The issue of greater rights for Turkey's estimated 14-million Kurdish minority also looks set to pose a problem for Erdogan and his party, both in the run-up to next month's vote and afterwards.
Having once courted support in the southeast with its "Kurdish initiative", which liberalised rules banning the use of Kurdish language and promised greater cultural rights, the AKP appears largely to have given up its quest for votes in the region, amid Kurdish discontent and a renewed insurgency by the separatist fighters of the Kurdistan Workers' Party (PKK).
Earlier this month, Erdogan told a rally in the eastern city of Mus that there was no longer a "Kurdish question" in Turkey. A few days later, PKK fighters attacked an AKP campaign bus in the Black Sea region of Kastamonu - killing one policeman - shortly after Erdogan had addressed a rally.
The PKK's jailed leader, Abdullah Ocalan, then threatened the government with a "great war" unless it began talks on greater Kurdish autonomy within days of the election.
Meanwhile the funerals of PKK fighters killed by Turkish forces have triggered periodic riots and angry protests on the streets of Diyarbakir, the main city in the restive southeast.
"No matter how many votes the AKP gains, no matter how masterful the government turns, no matter if the prime minister becomes president, and no matter how remarkably Turkey grows, without finding a solution to the Kurdish conflict, nothing will work or become sustainable," wrote Cengiz Aktar in the Hurriyet newspaper.
Baskan said the Kurdish issue was the weak point of Erdogan's campaign for re-election, with independent candidates representing the Peace and Democracy Party (BDP) likely to gain votes at the AKP's expense in Kurdish-majority districts.

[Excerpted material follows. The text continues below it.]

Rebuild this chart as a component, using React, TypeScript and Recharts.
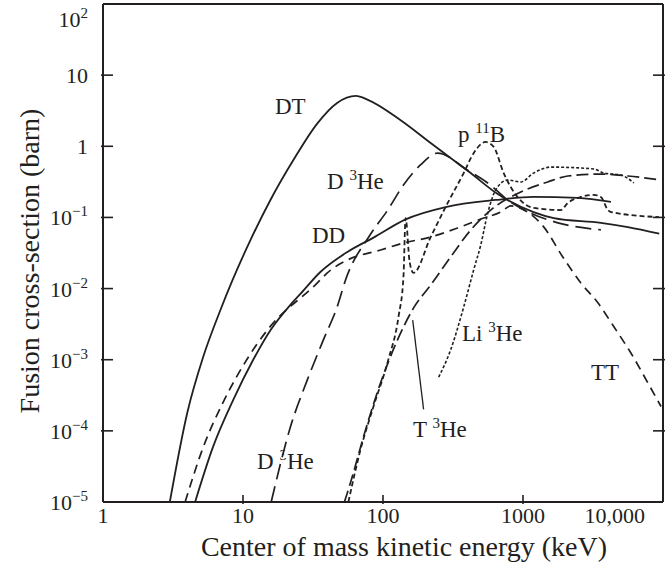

"Even among the Turkish population, there is a suspicion that Erdogan cannot manage this problem effectively," he said.
But he said the threat of Kurdish unrest, and speculation over Erdogan's presidential ambitions, were distractions from the main debate over what a new constitution for the country should look like.
"This is about much needed developments to turn Turkey into a much more liberal democracy; freedom of speech, freedom of religion, these constitutional reforms are top of the agenda, rather than the merits of a presidential versus a parliamentary system. What sort of secular system do we want? These are the real issues that this election is about."